It’s an appropriate first name for Saint Francis’s junior Justin Juarez.
Last season, for example, when he won the inside linebacker job late in the season when a starter went down with an injury, he was there, just in case.
This year, when senior linebacker Brody Kalbaugh fractured his leg, the Cougars needed a physical and vocal presence on the defense, Juarez was waiting, just in case.
And the name is even applicable to a coaching spot, if necessary.
If he didn’t want to be a cop, I’m trying to push him into being a football coach, because his mind is his best asset, linebackers coach Joey Didier said.
Just in case he’s needed, Justin Juarez could put on a headset.
He watches more film than any player I’ve ever seen, Didier said. He puts in, at a minimum, about five hours of film work on his own. He’ll come in every day with a question: Hey, coach, I noticed that they tighten their splits when they run this way;’ or, Hey, coach, the back shifts a little bit in his stance to the left when they’re going to pass.’ He is an absolute film rat.
It’s pretty rare in a kid. Usually, you’re usually trying to teach them what to watch and when to watch it. He’s calling me saying, Is the film ready?’ I’m ready to watch.’
It is why Juarez, a 6-foot-3, 220-pound linebacker, stepped in as a sophomore last season and intercepted three passes in the Cougars’ 46-14 victory at Taylor when Saint Francis, with two losses earlier in the season, was treading water in hope of reaching the NAIA playoffs.

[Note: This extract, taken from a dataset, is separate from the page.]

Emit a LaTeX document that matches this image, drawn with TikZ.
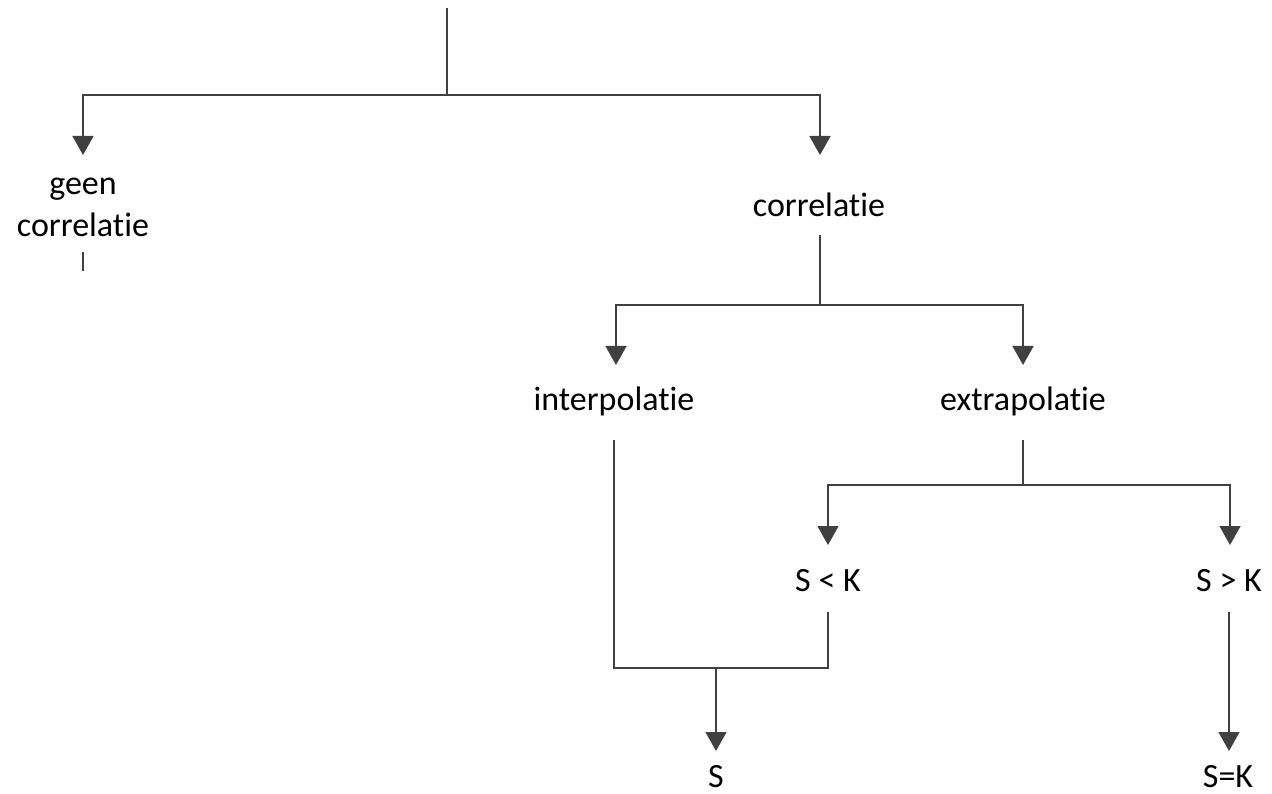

That started with me back in (Lowell) high school, Juarez said of his film obsession. I was not one of those guys with 4.4, 4.6 speed. I was 5-flat in high school. I was a little heavier. I figured I needed everything I can to be better and faster than them. I take that with me, even to today. I try to pick up on keys and tendencies that, even though the coaches are showing me, I see on my own. I see repetition in the game, it makes me that much faster each play. I might not be one of the fastest guys statistically, but on the field, I’m one of the quickest guys to react to it. If gives me that first step. It makes a big difference.
Without the All-America Kalbaugh, who is expected to return Saturday when No. 7 Saint Francis (4-1) faces No. 1 Marian (5-0), Juarez has taken the defensive leadership role. He is No. 1 in solo (16) and overall (42) tackles.
He has four tackles for a loss. He has been in on a sack, broken up a pass, hurried a quarterback into an incompletion and forced a fumble.
He’s a smart kid, defensive coordinator Warren Maloney said. He understands the game plan. He understands what we’re trying to accomplish. He executes our plan. He’s a guy that when he comes off on the sidelines, there are things that he notices or that he can see from a player’s perspective that maybe we haven’t picked up on from the (press) box or on the sidelines yet. He’s going to give me whatever information he has. He’s very good at that of this is what I’m seeing and this is how they’re doing things.